Your phone is disgusting. Think about it. You take it everywhere, touch it all the time, and non-millennials even talk on it, placing the whole device near your nose and mouth. This is the same phone most people also take into the bathroom. A 2017 study in the U.S. National Library of Medicine confirms bacterial contamination, noting that of the phones it studied, "potentially pathogenic microbes including Staphylococcus aureus, Acinetobacter spp., Pseudomonas spp., Bacillus cereus and Neisseria flavescens were found." In laymen's terms — that's a whole lot of yuck.

And now with the current health concern of a worldwide pandemic due to the novel coronavirus that causes COVID-19, transmitting these germs just can't happen. The CDC recommends cleaning and sanitizing all high-touch surfaces, and that definitely includes a cell phone. The Guardian says we spend an average of three hours and 15 minutes daily using our cell phones. Unless you make really long phone calls, much of that time is likely texting or social media, meaning you touch that phone a lot.

The right way to clean your cell phone

"Cleaning your cell phone is a far more effective preventative measure than something like wearing a face mask," Debra Goff told Prevention. Goff, a Pharm.D., is a founding member of the Antimicrobial Stewardship Program at The Ohio State University Wexner Medical Center, and recent appointee to the World Health Organization antimicrobial stewardship program.
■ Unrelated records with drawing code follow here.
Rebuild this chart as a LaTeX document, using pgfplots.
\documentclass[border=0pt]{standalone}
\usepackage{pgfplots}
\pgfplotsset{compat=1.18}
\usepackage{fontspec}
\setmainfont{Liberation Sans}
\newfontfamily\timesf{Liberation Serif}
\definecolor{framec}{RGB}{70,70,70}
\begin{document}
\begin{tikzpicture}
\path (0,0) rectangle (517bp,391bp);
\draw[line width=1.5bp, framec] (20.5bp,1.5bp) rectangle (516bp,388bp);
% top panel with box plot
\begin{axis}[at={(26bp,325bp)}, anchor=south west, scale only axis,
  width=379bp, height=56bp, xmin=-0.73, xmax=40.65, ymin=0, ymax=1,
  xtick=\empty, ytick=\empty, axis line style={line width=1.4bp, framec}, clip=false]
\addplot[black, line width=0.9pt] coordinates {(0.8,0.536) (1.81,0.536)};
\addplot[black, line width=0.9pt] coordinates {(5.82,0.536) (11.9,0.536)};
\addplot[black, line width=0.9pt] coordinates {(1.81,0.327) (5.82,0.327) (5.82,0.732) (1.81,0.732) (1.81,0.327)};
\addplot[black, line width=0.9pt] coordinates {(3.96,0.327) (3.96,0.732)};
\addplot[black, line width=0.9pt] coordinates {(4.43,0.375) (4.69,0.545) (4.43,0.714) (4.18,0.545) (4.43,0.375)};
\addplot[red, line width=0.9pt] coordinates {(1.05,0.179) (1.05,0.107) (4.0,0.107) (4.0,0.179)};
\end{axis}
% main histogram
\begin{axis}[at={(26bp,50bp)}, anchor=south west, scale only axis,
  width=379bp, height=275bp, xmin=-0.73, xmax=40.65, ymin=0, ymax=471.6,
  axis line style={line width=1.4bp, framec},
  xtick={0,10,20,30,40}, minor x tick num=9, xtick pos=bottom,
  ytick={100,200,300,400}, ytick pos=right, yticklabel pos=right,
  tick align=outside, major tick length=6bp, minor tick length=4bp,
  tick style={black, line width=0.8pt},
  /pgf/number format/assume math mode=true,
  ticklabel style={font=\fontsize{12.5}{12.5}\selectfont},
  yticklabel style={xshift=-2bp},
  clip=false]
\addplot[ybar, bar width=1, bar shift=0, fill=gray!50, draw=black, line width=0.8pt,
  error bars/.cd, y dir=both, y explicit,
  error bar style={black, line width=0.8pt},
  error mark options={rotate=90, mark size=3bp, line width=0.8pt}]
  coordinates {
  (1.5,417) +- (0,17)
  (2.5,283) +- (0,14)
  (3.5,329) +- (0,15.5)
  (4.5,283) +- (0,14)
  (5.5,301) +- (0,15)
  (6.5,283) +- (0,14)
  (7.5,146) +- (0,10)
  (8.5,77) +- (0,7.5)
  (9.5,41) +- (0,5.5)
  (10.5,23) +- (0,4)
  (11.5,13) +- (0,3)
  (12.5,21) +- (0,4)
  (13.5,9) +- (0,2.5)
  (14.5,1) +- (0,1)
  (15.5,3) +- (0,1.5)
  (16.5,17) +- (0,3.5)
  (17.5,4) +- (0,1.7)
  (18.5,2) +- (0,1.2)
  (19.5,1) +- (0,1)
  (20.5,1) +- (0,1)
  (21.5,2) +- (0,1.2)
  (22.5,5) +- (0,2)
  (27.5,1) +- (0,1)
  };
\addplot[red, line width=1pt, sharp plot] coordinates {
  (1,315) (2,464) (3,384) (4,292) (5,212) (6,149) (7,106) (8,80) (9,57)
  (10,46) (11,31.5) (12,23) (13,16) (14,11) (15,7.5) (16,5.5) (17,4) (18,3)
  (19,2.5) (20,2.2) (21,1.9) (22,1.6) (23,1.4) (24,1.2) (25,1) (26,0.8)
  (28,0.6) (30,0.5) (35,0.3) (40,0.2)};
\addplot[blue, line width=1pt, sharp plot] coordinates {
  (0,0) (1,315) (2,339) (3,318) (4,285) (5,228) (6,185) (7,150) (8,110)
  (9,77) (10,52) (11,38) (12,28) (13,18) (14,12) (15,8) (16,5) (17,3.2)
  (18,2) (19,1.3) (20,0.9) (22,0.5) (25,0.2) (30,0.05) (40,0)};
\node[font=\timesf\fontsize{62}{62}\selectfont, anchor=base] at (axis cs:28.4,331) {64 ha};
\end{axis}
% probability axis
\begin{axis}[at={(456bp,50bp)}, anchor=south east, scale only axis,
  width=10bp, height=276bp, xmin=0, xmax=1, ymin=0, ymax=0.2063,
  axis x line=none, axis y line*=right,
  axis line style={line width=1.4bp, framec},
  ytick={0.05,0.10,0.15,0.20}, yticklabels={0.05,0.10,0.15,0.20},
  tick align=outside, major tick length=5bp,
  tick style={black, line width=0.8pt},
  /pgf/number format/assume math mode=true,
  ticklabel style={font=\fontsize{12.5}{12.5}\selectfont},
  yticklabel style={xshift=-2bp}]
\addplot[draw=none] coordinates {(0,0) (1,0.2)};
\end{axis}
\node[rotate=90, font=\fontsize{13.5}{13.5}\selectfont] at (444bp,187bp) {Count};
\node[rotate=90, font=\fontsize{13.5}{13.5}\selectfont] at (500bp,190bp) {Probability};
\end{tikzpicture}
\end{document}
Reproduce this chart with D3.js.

But just like hand washing, chances are you've been doing it all wrong and cleaning your phone ineffectively.

Experts at Prevention warn against using abrasives to clean your phone, as this can easily scratch your screen. The first step is to power off your phone — accidentally posting to Facebook really isn't fun. Next, you'll want to grab a non-scratchy microfiber cloth. You can also use rubbing alcohol in a solution of about 60 percent water and 40 percent alcohol, but don't use just any household cleaner. The last thing to remember is prevention. Try leaving the phone in a purse or bag when using a public restroom. Watch where you set your device down at home and the office to avoid unnecessary contamination.

While the experts didn't put a specific number on how many times your phone should be cleaned in a week, we'd suggest you err on the side of caution and clean your device frequently for now.